A couple of Brit Awards, a Glastonbury performance on the Pyramid Stage and a debut album raved about by fans and peers. Life is pretty sweet for Ben Howard and the singer has just released his long-awaited second album I Forgot Where We Were.  

As his new album’s title suggests, Howard’s fans have been left shorn of fresh material from the English singer-songwriter. That wait – thankfully – is finally over.

If the 27-year-old’s debut album Every Kingdom was seen as quintessential Ben Howard (acoustic melodies blended in with expressive lyrics as exemplified in classics like ‘The Fear’ and ‘Only Love’), Howard’s new album I Forget Where We Were can definitely be seen as an electronic experiment. Howard’s latest offering also sets him down the start of a different path than that travelled by others in his genre such as James Vincent McMorrow, George Ezra and Nick Mulvey.

The opening song ‘Small Things’ serves as a fitting bridge between albums new and old, with Howard’s poetic lyrics being complemented by a new, reverberating sound. The album’s title track and ‘Time Is Dancing’ are also worth a second or third listen.

An album filled with atmospheric instrumentals, the sheer lengths of the songs (seven of the 10 playing over the five-minute mark) make this less of a radio-targeted album and more of one for the purists, perhaps those that prefer the returning medium of vinyl.

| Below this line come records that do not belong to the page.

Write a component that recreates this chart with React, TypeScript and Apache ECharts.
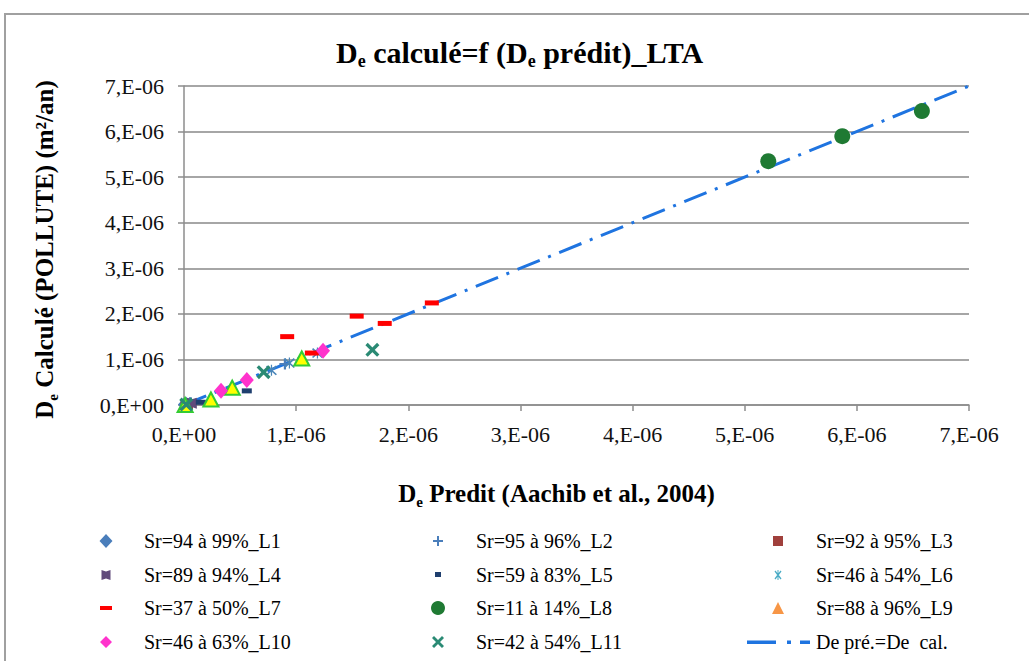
import React, { useEffect, useRef } from "react";
import * as echarts from "echarts";

// ---------- DATA (values in m²/an) ----------
const tickLabels = ["0,E+00", "1,E-06", "2,E-06", "3,E-06", "4,E-06", "5,E-06", "6,E-06", "7,E-06"];

const seriesNames = [
  "Sr=94 à 99%_L1",
  "Sr=95 à 96%_L2",
  "Sr=92 à 95%_L3",
  "Sr=89 à 94%_L4",
  "Sr=59 à 83%_L5",
  "Sr=46 à 54%_L6",
  "Sr=37 à 50%_L7",
  "Sr=11 à 14%_L8",
  "Sr=88 à 96%_L9",
  "Sr=46 à 63%_L10",
  "Sr=42 à 54%_L11",
  "De pré.=De  cal.",
];

const L1 = [[0.0e-6, 0.01e-6], [0.02e-6, 0.03e-6], [0.05e-6, 0.02e-6]];
const L2 = [[0.02e-6, 0.02e-6], [0.06e-6, 0.05e-6], [0.9e-6, 0.9e-6]];
const L3 = [[0.01e-6, 0.02e-6], [0.04e-6, 0.01e-6]];
const L4 = [[0.02e-6, 0.0e-6], [0.07e-6, 0.04e-6]];
const L5 = [[0.15e-6, 0.06e-6], [0.56e-6, 0.31e-6]];
const L6 = [[0.78e-6, 0.76e-6], [0.94e-6, 0.92e-6], [1.19e-6, 1.14e-6]];
const L7 = [[0.92e-6, 1.5e-6], [1.14e-6, 1.14e-6], [1.54e-6, 1.95e-6], [1.79e-6, 1.79e-6], [2.21e-6, 2.24e-6]];
const L8 = [[5.21e-6, 5.35e-6], [5.87e-6, 5.9e-6], [6.58e-6, 6.45e-6]];
const L9 = [[0.01e-6, 0.0e-6], [0.24e-6, 0.12e-6], [0.43e-6, 0.38e-6], [1.05e-6, 1.02e-6]];
const L10 = [[0.33e-6, 0.31e-6], [0.56e-6, 0.55e-6], [1.24e-6, 1.19e-6]];
const L11 = [[0.02e-6, 0.01e-6], [0.71e-6, 0.72e-6], [1.68e-6, 1.21e-6]];
const identityLine = [[0, 0], [7e-6, 7e-6]];

// ---------- STYLE ----------
const SERIF = "Liberation Serif";
const GRID_COLOR = "#A6A6A6";

const PLUS = "path://M4,0h2v10h-2z M0,4h10v2h-10z";
const BOWTIE = "path://M0,0 L5,1.5 L10,0 L10,10 L5,8.5 L0,10 Z";
const ASTER = "path://M4.5,0h1v10h-1z M0.5,1.5 L1.5,0.5 L9.5,8.5 L8.5,9.5 Z M8.5,0.5 L9.5,1.5 L1.5,9.5 L0.5,8.5 Z";
const XMARK = "path://M0,2 L2,0 L12,10 L10,12 Z M10,0 L12,2 L2,12 L0,10 Z";

const pad = (body: string) => `path://M0,0h0.01v0.01z ${body} M13.99,13.99h0.01v0.01z`;
const DASHDOT_ICON =
  "path://M0,0h0.01v0.01z M2,5.5h29v3.5h-29z M42,5.5h4v3.5h-4z M55,5.5h10v3.5h-10z M65.99,13.99h0.01v0.01z";

const legendIcons: any[] = [
  { icon: pad("M7,0 L13.5,7 L7,14 L0.5,7 Z"), color: "#4A7EBB" },
  { icon: pad("M6,2h2v10h-2z M2,6h10v2h-10z"), color: "#4A7EBB" },
  { icon: pad("M2,2h10v10h-10z"), color: "#A0403C" },
  { icon: pad("M2.5,2 L7,3.5 L11.5,2 L11.5,12 L7,10.5 L2.5,12 Z"), color: "#604A7B" },
  { icon: pad("M4,4h6v5h-6z"), color: "#1F3F6E" },
  { icon: pad("M6.5,2h1v10h-1z M3.5,3.5 L4.5,2.5 L10.5,10.5 L9.5,11.5 Z M9.5,2.5 L10.5,3.5 L4.5,11.5 L3.5,10.5 Z"), color: "#4BACC6" },
  { icon: pad("M1,5h12v4h-12z"), color: "#FF0000" },
  { icon: "circle", color: "#1F7A33" },
  { icon: pad("M7,1 L13,13 L1,13 Z"), color: "#F79646" },
  { icon: pad("M7,1 L13,7 L7,13 L1,7 Z"), color: "#FF33CC" },
  { icon: pad("M1,3 L3,1 L13,11 L11,13 Z M11,1 L13,3 L3,13 L1,11 Z"), color: "#2A8A74" },
  { icon: DASHDOT_ICON, color: "#1F74E0" },
];

const legendCols = [99, 431, 771];
const legendRows = [541, 575, 608, 642];

function scatter(name: string, data: number[][], symbol: string, size: any, itemStyle: any) {
  return {
    type: "scatter",
    name,
    data,
    symbol,
    symbolSize: size,
    itemStyle: { opacity: 1, ...itemStyle },
    z: 3,
    silent: true,
  };
}

export default function App() {
  const ref = useRef<HTMLDivElement>(null);

  useEffect(() => {
    if (!ref.current) return;
    const chart = echarts.init(ref.current, undefined, { renderer: "svg" });

    const legends = seriesNames.map((name, i) => {
      const col = i % 3;
      const row = Math.floor(i / 3);
      const ic = legendIcons[i];
      const isLine = i === 11;
      return {
        data: [{ name, icon: ic.icon, itemStyle: { color: ic.color, borderWidth: 0 } }],
        left: isLine ? 745 : legendCols[col],
        top: legendRows[row] - 10,
        padding: 0,
        itemWidth: 66,
        itemHeight: 14,
        selectedMode: false,
        textStyle: { color: "#000", fontSize: 20, fontFamily: SERIF },
      };
    });

    const axisCommon = {
      type: "value",
      min: 0,
      max: 7e-6,
      interval: 1e-6,
      axisLine: { show: true, lineStyle: { color: "#8C8C8C", width: 1.5 } },
      axisTick: { show: true, length: 6, lineStyle: { color: "#8C8C8C", width: 1.5 } },
    };

    const labelStyle = {
      fontFamily: SERIF,
      fontSize: 22,
      color: "#111",
      formatter: (v: number) => tickLabels[Math.round(v / 1e-6)] ?? "",
    };

    const richTitle = (size: number, sub: number) => ({
      b: { fontFamily: SERIF, fontWeight: "bold", fontSize: size, color: "#000", lineHeight: size + 6 },
      s: { fontFamily: SERIF, fontWeight: "bold", fontSize: sub, color: "#000", verticalAlign: "bottom", lineHeight: sub + 3 },
    });

    chart.setOption({
      animation: false,
      backgroundColor: "#ffffff",
      title: {
        text: "{b|D}{s|e}{b| calculé=f (D}{s|e}{b| prédit)_LTA}",
        left: 336,
        top: 34,
        padding: 0,
        textStyle: { rich: richTitle(30, 18) },
      },
      graphic: [
        {
          type: "rect",
          shape: { x: 5, y: 14, width: 1200, height: 900 },
          style: { fill: "none", stroke: "#A0A0A0", lineWidth: 2 },
          silent: true,
          z: -10,
        },
      ],
      grid: { left: 184, right: 60, top: 86, bottom: 256, containLabel: false },
      xAxis: {
        ...axisCommon,
        splitLine: { show: false },
        axisLabel: { ...labelStyle, margin: 18 },
        name: "{b|D}{s|e}{b| Predit (Aachib et al., 2004)}",
        nameLocation: "middle",
        nameGap: 73,
        nameTextStyle: { rich: richTitle(25, 15), padding: [0, 40, 0, 0] },
      },
      yAxis: {
        ...axisCommon,
        splitLine: { show: true, lineStyle: { color: GRID_COLOR, width: 2 } },
        axisLabel: { ...labelStyle, margin: 20 },
        name: "{b|D}{s|e}{b| Calculé (POLLUTE) (m²/an)}",
        nameLocation: "middle",
        nameGap: 124,
        nameTextStyle: { rich: richTitle(25, 15), padding: [0, 8, 0, 0] },
      },
      legend: legends,
      series: [
        {
          type: "line",
          name: seriesNames[11],
          data: identityLine,
          symbol: "none",
          showSymbol: false,
          lineStyle: { color: "#1F74E0", width: 3, type: [24, 9, 3, 9] },
          z: 1,
          silent: true,
        },
        scatter(seriesNames[0], L1, "diamond", [12, 14], { color: "#4A7EBB" }),
        scatter(seriesNames[1], L2, PLUS, [11, 11], { color: "#4A7EBB" }),
        scatter(seriesNames[2], L3, "rect", [9, 9], { color: "#A0403C" }),
        scatter(seriesNames[3], L4, BOWTIE, [10, 11], { color: "#604A7B" }),
        scatter(seriesNames[4], L5, "rect", [10, 5], { color: "#1F3F6E" }),
        scatter(seriesNames[5], L6, ASTER, [11, 11], { color: "#4A86B8" }),
        scatter(seriesNames[6], L7, "rect", [14, 5], { color: "#FF0000" }),
        scatter(seriesNames[7], L8, "circle", 16, { color: "#1F7A33" }),
        scatter(seriesNames[8], L9, "triangle", [15, 14], { color: "#FFFF00", borderColor: "#33CC33", borderWidth: 2 }),
        scatter(seriesNames[9], L10, "diamond", [14, 16], { color: "#FF33CC" }),
        scatter(seriesNames[10], L11, XMARK, [14, 14], { color: "#2A8A74" }),
      ],
    });

    return () => chart.dispose();
  }, []);

  return (
    <div
      ref={ref}
      style={{ position: "fixed", left: 0, top: 0, width: 1029, height: 661, background: "#fff" }}
    />
  );
}
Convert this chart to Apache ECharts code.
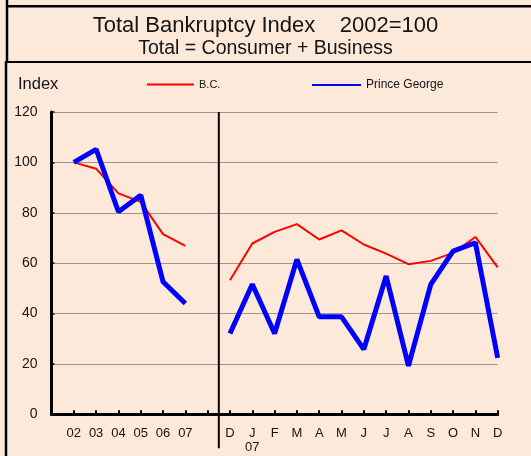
<!DOCTYPE html>
<html>
<head>
<meta charset="utf-8">
<script src="https://cdn.jsdelivr.net/npm/echarts@6/dist/echarts.min.js"></script>
<style>
  html, body { margin: 0; padding: 0; background: #FCE9DA; }
  #chart { width: 531px; height: 456px; }
</style>
</head>
<body>
<div id="chart"></div>
<script>
// Category slots: blank lead slot, yearly 02-07, a blank gap, then monthly Dec 06 - Dec 07
var categories = ['', '02', '03', '04', '05', '06', '07', '',
  'D', 'J\n07', 'F', 'M', 'A', 'M', 'J', 'J', 'A', 'S', 'O', 'N', 'D'];

// B.C. total bankruptcy index (2002 = 100)
var bcYearly  = [100, 97.5, 87.7, 84.3, 71.5, 66.9];
var bcMonthly = [53.2, 67.8, 72.4, 75.5, 69.4, 73.0, 67.4, 63.8, 59.6, 60.9, 64.1, 70.4, 58.3];

// Prince George total bankruptcy index (2002 = 100)
var pgYearly  = [100, 105.2, 80.4, 87.0, 52.6, 44.0];
var pgMonthly = [32.1, 51.6, 32.1, 61.5, 38.7, 38.7, 25.8, 54.9, 19.2, 51.6, 64.8, 68.1, 22.4];

var yTicks = [0, 20, 40, 60, 80, 100, 120];

function slotted(yearly, monthly) {
  return [null].concat(yearly, [null], monthly);
}

var ink = '#141414';
var chart = echarts.init(document.getElementById('chart'), null, { renderer: 'canvas' });

var option = {
  backgroundColor: '#FCE9DA',
  animation: false,
  textStyle: { fontFamily: 'Liberation Sans, Arial, sans-serif' },
  title: [
    {
      text: 'Total Bankruptcy Index    2002=100',
      left: 'center', top: 15, padding: [0, 0, 0, 10],
      textStyle: { fontSize: 22, fontWeight: 'normal', color: ink, fontFamily: 'Liberation Sans' }
    },
    {
      text: 'Total = Consumer + Business',
      left: 'center', top: 39, padding: [0, 0, 0, 11],
      textStyle: { fontSize: 19.5, fontWeight: 'normal', color: ink, fontFamily: 'Liberation Sans' }
    }
  ],
  legend: [
    {
      data: ['B.C.'], left: 142, top: 74, icon: 'rect', itemWidth: 47, itemHeight: 2,
      itemGap: 6, textStyle: { fontSize: 11, color: ink, fontFamily: 'Liberation Sans' }
    },
    {
      data: ['Prince George'], left: 307, top: 74, icon: 'rect', itemWidth: 49, itemHeight: 2,
      textStyle: { fontSize: 12, color: ink, fontFamily: 'Liberation Sans' }
    }
  ],
  grid: { left: 51.5, right: 33.3, top: 112, bottom: 41.7, containLabel: false },
  xAxis: {
    type: 'category',
    data: categories,
    boundaryGap: false,
    axisLine: { lineStyle: { color: '#000', width: 3 } },
    axisTick: { inside: true, length: 4, lineStyle: { color: '#000', width: 2 }, interval: 0 },
    axisLabel: {
      interval: 0, fontSize: 13, color: ink, margin: 12, lineHeight: 14,
      fontFamily: 'Liberation Sans'
    },
    splitLine: { show: false }
  },
  yAxis: {
    type: 'value',
    min: yTicks[0], max: yTicks[yTicks.length - 1], interval: 20,
    axisLine: { show: true, lineStyle: { color: '#000', width: 3 } },
    axisTick: { show: true, inside: true, length: 3, lineStyle: { color: '#000', width: 1.5 } },
    axisLabel: { fontSize: 14, color: ink, margin: 14, fontFamily: 'Liberation Sans' },
    splitLine: { show: true, lineStyle: { color: '#9c958e', width: 1 } }
  },
  series: [
    {
      name: 'B.C.', type: 'line', data: slotted(bcYearly, bcMonthly),
      symbol: 'none', connectNulls: false, z: 2,
      itemStyle: { color: '#ff0000' },
      lineStyle: { color: '#ff0000', width: 2 }
    },
    {
      name: 'Prince George', type: 'line', data: slotted(pgYearly, pgMonthly),
      symbol: 'none', connectNulls: false, z: 3,
      itemStyle: { color: '#0000ff' },
      lineStyle: { color: '#0000ff', width: 5 }
    }
  ]
};

chart.setOption(option);

// Panel frames and the divider between yearly and monthly sections
var xa = chart.convertToPixel({ xAxisIndex: 0 }, 7);
var xb = chart.convertToPixel({ xAxisIndex: 0 }, 8);
var divX = (xa + xb) / 2;
var yTop = chart.convertToPixel({ yAxisIndex: 0 }, 120);
var yZero = chart.convertToPixel({ yAxisIndex: 0 }, 0);
var W = chart.getWidth(), H = chart.getHeight();

chart.setOption({
  graphic: [
    { type: 'line', shape: { x1: 6, y1: 6.2, x2: W, y2: 6.2 }, style: { stroke: '#000', lineWidth: 2.6 }, z: 10 },
    { type: 'line', shape: { x1: 7, y1: 0, x2: 7, y2: 61 }, style: { stroke: '#000', lineWidth: 2.5 }, z: 10 },
    { type: 'line', shape: { x1: 5, y1: 62, x2: W, y2: 62 }, style: { stroke: '#000', lineWidth: 2 }, z: 10 },
    { type: 'line', shape: { x1: 6, y1: 61, x2: 6, y2: H }, style: { stroke: '#000', lineWidth: 2.5 }, z: 10 },
    { type: 'line', shape: { x1: divX, y1: yTop, x2: divX, y2: yZero + 34 }, style: { stroke: '#000', lineWidth: 2 }, z: 10 },
    {
      type: 'text', left: 18, top: 76,
      style: { text: 'Index', fontSize: 16.5, fill: ink, fontFamily: 'Liberation Sans' }, z: 10
    }
  ]
});
</script>
</body>
</html>
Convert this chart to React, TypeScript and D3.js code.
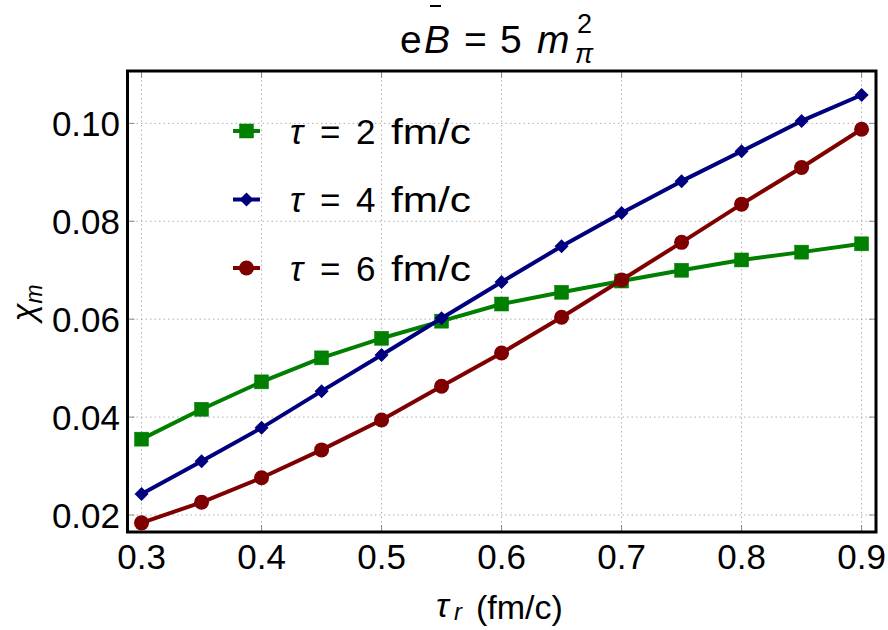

Having the potential to be a perfect driving album, one wonders whether Ben Howard pieced together the ideas behind this soundtrack during his travels from the professionalism of London and beyond to where he really feels at home: the countryside and surfing-friendly shores of Devon, England.

Ben Howard will play two sold-out concerts in the Olympia Theatre, Dublin on December 7 and 8.